Vincent Touzé : La baisse de l'activité dans l'emploi intérimaire (576 000 équivalents temps plein en 2011 contre une estimation de 480 000 pour 2013) peut permettre d'interroger car sa reprise est souvent interprétée comme un signe de relance économique sachant que les entreprises ont pour habitude de créer par précaution un poste intérimaire avant de créer un poste fixe. Dans le cadre actuel, l'interprétation logique serait plutôt celle d'une continuation de la destruction de l'emploi dans les entreprises puisque les intérimaires sont généralement souvent les premiers partis en période difficile.

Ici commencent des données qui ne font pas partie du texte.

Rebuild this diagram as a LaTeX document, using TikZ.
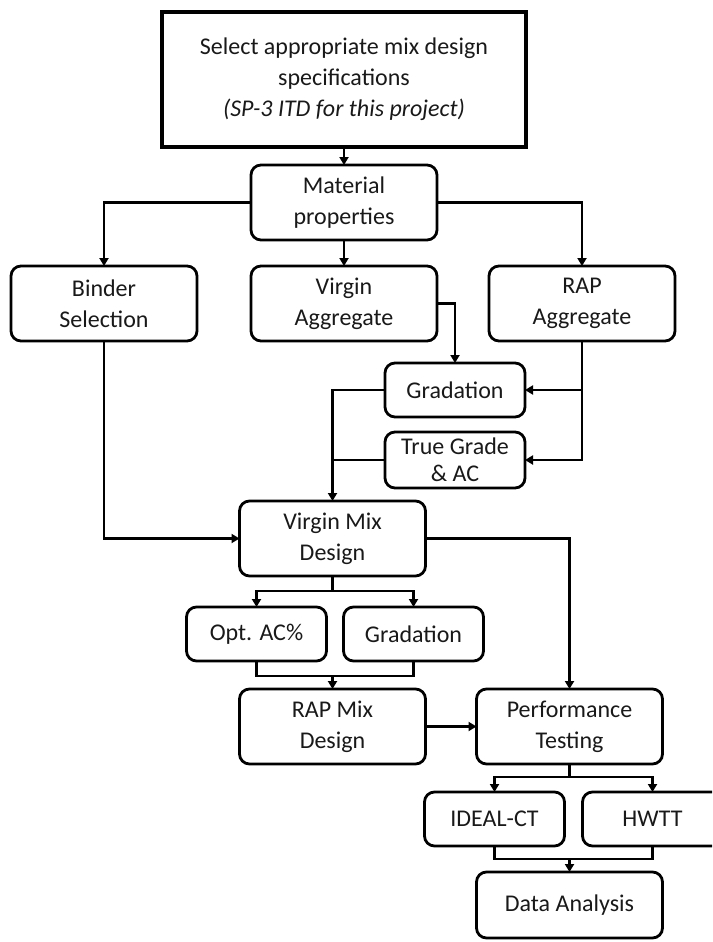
\documentclass[tikz,border=0pt]{standalone}
\usepackage{fontspec}
\setmainfont{Carlito}
\usepackage{tikz}
\usetikzlibrary{arrows.meta,positioning}

\begin{document}
\begin{tikzpicture}[
  x=1pt,y=-1pt,
  font=\fontsize{24}{31}\selectfont,
  every node/.style={text=black!90},
  specbox/.style={draw,line width=3.2pt,align=center,minimum width=364pt,minimum height=135pt,inner sep=0pt,outer sep=0pt},
  box/.style={draw,rounded corners=10pt,line width=2.8pt,align=center,minimum width=186pt,minimum height=75pt,inner sep=0pt,outer sep=0pt},
  smallbox/.style={box,minimum width=140pt,minimum height=54pt},
  arr/.style={-{Triangle[length=8pt,width=9pt]},line width=2.5pt},
  link/.style={line width=2.5pt}
]
\path[clip,use as bounding box] (0,0) rectangle (712,942);

\node[specbox] (spec) at (344,79.5) {Select appropriate mix design\\specifications\\\textit{(SP-3 ITD for this project)}};
\node[box,below=18pt of spec] (mat) {Material\\properties};
\node[box,below=26pt of mat] (vagg) {Virgin\\Aggregate};
\node[box,left=54pt of vagg] (binder) {Binder\\Selection};
\node[box,right=52pt of vagg] (ragg) {RAP\\Aggregate};
\node[smallbox,below right=22pt and 134pt of vagg.south west] (grad) {Gradation};
\node[smallbox,below=15pt of grad,minimum height=56pt,font=\fontsize{24}{27}\selectfont] (tg) {True Grade\\\& AC};
\node[box,below=160pt of vagg,xshift=-11.5pt] (vmix) {Virgin Mix\\Design};
\node[smallbox,below=31pt of vmix,xshift=-76pt] (opt) {Opt. AC\%};
\node[smallbox,right=17pt of opt] (grad2) {Gradation};
\node[box,below=113pt of vmix] (rmix) {RAP Mix\\Design};
\node[box,right=51pt of rmix] (perf) {Performance\\Testing};
\node[smallbox,below=28pt of perf,xshift=-75pt] (ideal) {IDEAL-CT};
\node[smallbox,right=18pt of ideal] (hwtt) {HWTT};
\node[box,below=108pt of perf,minimum height=66pt] (data) {Data Analysis};

\draw[arr] (spec) -- (mat);
\draw[arr] (mat) -| (binder);
\draw[arr] (mat) -- (vagg);
\draw[arr] (mat) -| (ragg);
\draw[arr] (vagg) -| (grad);
\draw[arr] (ragg) |- (tg);
\draw[arr] (ragg.south |- grad.east) -- (grad);
\draw[arr] (grad) -| (vmix);
\draw[link] (tg) -- (tg -| vmix.north);
\draw[arr] (binder) |- (vmix);
\draw[arr] (vmix) -| (perf);
\draw[link] (vmix) -- ([yshift=-15pt]vmix.south);
\draw[arr] ([yshift=-15pt]vmix.south) -| (opt);
\draw[arr] ([yshift=-15pt]vmix.south) -| (grad2);
\draw[link] (opt) |- ([yshift=13pt]rmix.north) -| (grad2);
\draw[arr] ([yshift=13pt]rmix.north) -- (rmix);
\draw[arr] (rmix) -- (perf);
\draw[link] (perf) -- ([yshift=-13pt]perf.south);
\draw[arr] ([yshift=-13pt]perf.south) -| (ideal);
\draw[arr] ([yshift=-13pt]perf.south) -| (hwtt);
\draw[link] (ideal) |- ([yshift=13pt]data.north) -| (hwtt);
\draw[arr] ([yshift=13pt]data.north) -- (data);
\end{tikzpicture}
\end{document}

Léopold Gilles : Etant les plus "flexibles" dans le droit du travail, les employés intérimaires ont été parmi les premiers a subir les conséquences de la crise économique, ce qui en vient a interpeller le politique sur la question de l'accompagnement (ou du non-accompagnement) du travail précaire dans le contexte économique actuel. Le travail à temps partiel sur les emplois sous-qualifiés se bute ainsi aux logiques du RSA activité qui est aujourd'hui seulement touché par un tiers des personnes qui y ont droit, ces dernières ayant peur de l'aspect stigmatisant qu'il peut avoir. Cela illustre une incompréhension, assez globale du reste, des réalités du travail précaire sous toutes ses formes, ce dernier étant souvent considéré comme une mauvaise passe dont il faudrait s'échapper.

Les seniors

Léopold Gilles : S'ils ont représenté une part importante des engagements de François Hollande, on constate que la principale réalisation en la matière est représentée par les contrats de génération qui ont pour l'instant bien du mal à démarrer. Cela s'explique notamment par une contradiction avec la logique européenne qui parie plutôt sur le "vieillissement actif" en souhaitant prolonger les seniors dans l'emploi, cette tendance étant par ailleurs observe dans les faits. Le fameux chantier de la dépendance, démarrée sous le quinquennat précédent et dont un projet de loi avait été annoncé sous la nouvelle présidence, semble rester aussi lettre morte, en dépit de toutes les projections démographiques qui nous prédisent un "papy-boom" sur les prochaines décennies. En plus des personnes qui seront entièrement dépendantes se rajouteront celles (semi ou pré-dépendantes) qui auront toujours besoin d'une relative assistance à domicile afin d'économiser le coût, plus important d'une maison de soins. En l'absence de financements de ces prises en charge, tout, ou presque, repose aujourd'hui sur la famille, les proches... qui ne sont aujourd'hui pas reconnues, que ce soit sur le plan juridique ou financier et tant au niveau des entreprises qu'au niveau de l'Etat.